Journal of Economic Cooperation and Development, Vol.40 No.1

Considering the prevailing and recent major economic developments in the OIC Member States, ASEAN economic communities and South Africa and the links between these developments and those of developing and developed countries as well as the world economy as a whole, this issue of the Journal of Economic Cooperation and Development – March 2019 analyses trends in the main economic indicators of these countries based on recent projections regarding risk-taking behaviour in the Ecuadorian private banking industry and the effect of minimum wage policies on economy and employment of Thailand. It highlights assets and poverty alleviation in South Africa and provides a meta-analysis approach to investigate the statistical significance of financial contagion based on past empirical contagion studies. This issue also analyses the determinants of intra-OIC trade and the impact of IDB trade financing on intra-OIC trade and examines electricity consumption, trade openness and economic growth in South Africa.

The first article examines the effects of deposit insurance implementation on risk-taking behaviour in the Ecuadorian private banking system. Aggregated financial annual data of private banks financial statements from January 2007 to January 2015 were used. Time series analysis employing system-wide financial ratios are meant to support the hypothesis that the levels of risk increased after deposit insurance was implemented in Ecuador on May 2009. In addition, the increase of risk-taking behaviour was observed to be mainly driven by large banks, which hold more than 60% of the banking system assets in total. This can, in fact, easily have devastating effects on the insurance system and the whole economy if the moral hazard problem is left unattended.

The second article attempts to estimate the impact of wage policies on the economy and employment of Thailand as a part of the AEC. The paper also suggests appropriate policies for a sustainable Thai economy in the long run. The results indicated that negative correlations between minimum wage and the gross domestic product, and minimum wage and employment are the result of higher costs of production. Therefore, in this paper, increasing minimum wage or subsidy wage policies are not appropriate for Thailand under the AEC because these policies would reduce investment and reduce incentives to accumulate human capital. The study found that increasing labour productivity can compensate the effect from these negative wage policies. However, a lower minimum wage led to an increase in the gross domestic product, investment, and employment for both the skilled and unskilled labour force in every sector.

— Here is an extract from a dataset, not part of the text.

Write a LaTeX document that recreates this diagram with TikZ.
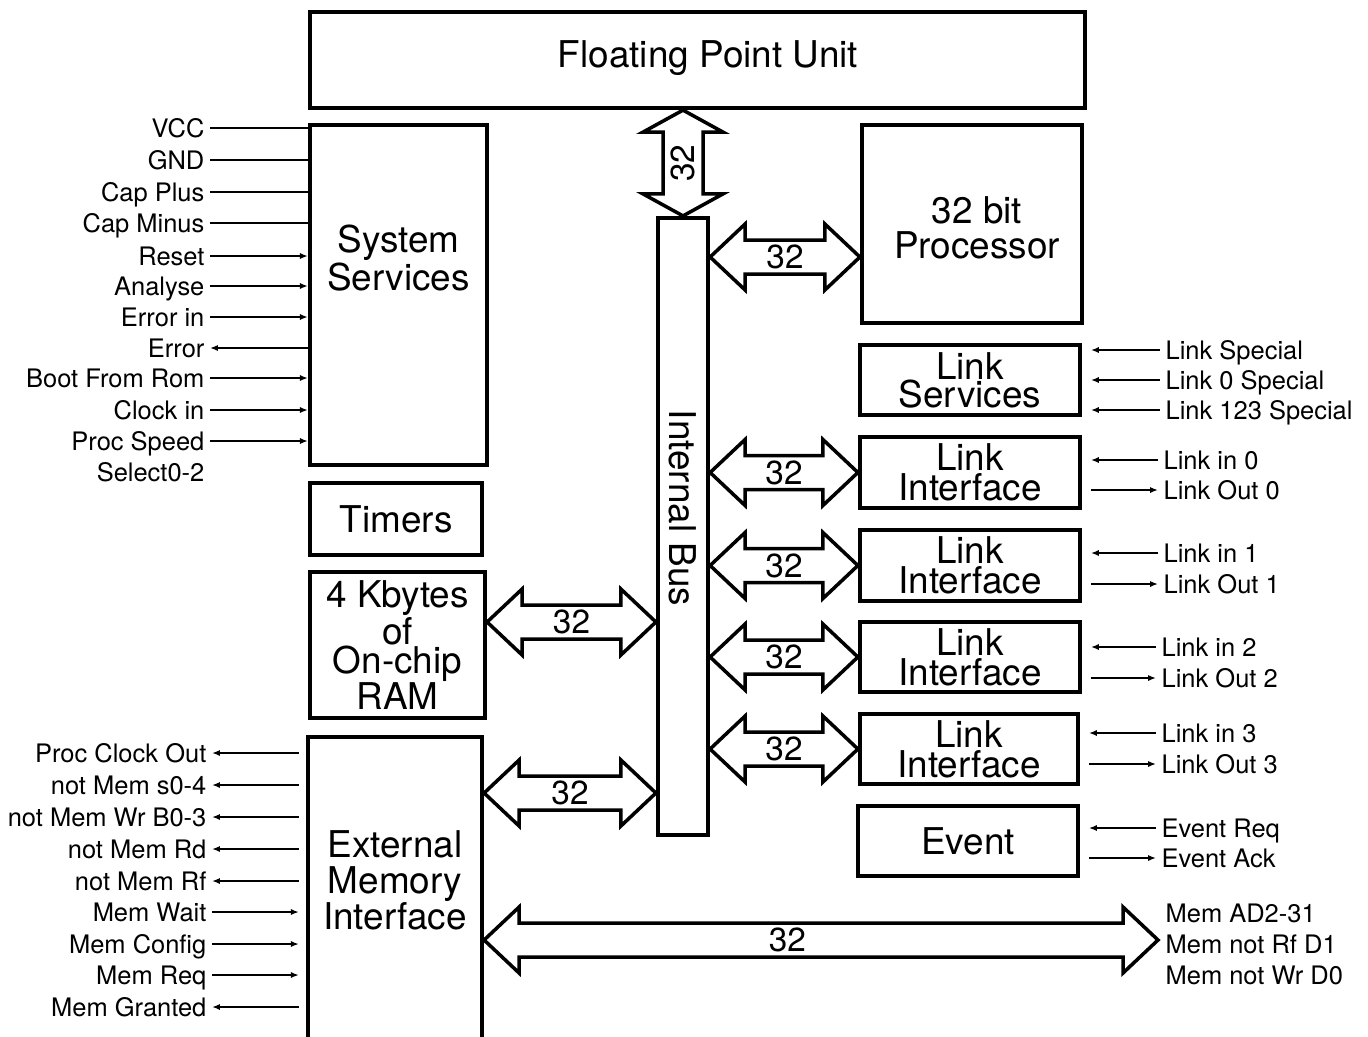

The third article investigates a number of factors responsible for asset poverty in South Africa. Data was selected from the first four waves of the National Income Dynamic Study to bring new evidence to bear on the determinants of assets poverty. The Principal Component Analysis (PCA) was used to create the asset index and the logit model to identify the main determinants of asset poverty in South Africa. Results of the logit model show that some factors such as education levels (secondary, matric and tertiary), race dummies and location dummies (farms and urban areas) have a reducing effect on asset poverty in South Africa. Yet, other factors such as employment and household size seem to have no significant effect on asset poverty.

The fourth article investigates the phenomenon of financial contagion in numerous pieces of research. In spite of its severe implications for the stability of domestic financial systems as well as potential diversification benefits of international portfolio investment, there has yet to be universally agreed conclusion on the relevance of financial contagion. Therefore, this study has been designed to apply the meta-analysis approach to investigate the statistical significance of financial contagion based on past empirical contagion studies. As implications, policy makers should establish contingent credit lines to ensure the liquidity of financial market during the turbulence time, and portfolio investors should diversify away from the potentially contagious markets. It is suggested that future contagion-based meta-analysis may include contagion studies with different methodologies, as well as meta-regression analysis to provide more insights on the sources of variability in the contagion studies.

The fifth article tries to shed a light on the determinants of intra-OIC trade and the impact of IDB trade financing on intra-OIC trade. By using gravity model both the intuitive and the theoretical one; this article observes eighteen OIC countries from 2000 until 2014. It finds that GDP, distance of two capitals, IDB trade financing, common language, common colony, colony, landlocked, contiguous, the Arab Spring events and Asian as PTA are statistically significant factors in determining export. In the end, this article focuses on producing an output that can guide OIC member countries and IDB in developing a trade-financing scheme meant to increase intra-OIC trade.

The sixth and last article examines the short- and long-run relationships as well as the causal directions between electricity consumption, trade openness and economic growth in South Africa from 1984 to 2015 using auto regressive distributed lag (ARDL) model. It found that both the electricity consumption and trade openness have a positive and significant effect on economic growth in the long run. Granger-causality test revealed that electricity consumption and trade openness Granger-cause economic growth without any feedback effects. This concluded that South Africa’s economy significantly benefits from boosting energy production and trade openness.

SESRIC and its JECD team will continuously work to serve its readers by consistently screening the most appropriate articles with long-term valuable and constructive information, which will be useful and serve the best interests of the OIC countries by upholding their commitment to contribute to the expansion of economic and technical cooperation among them on a long-term basis and beyond.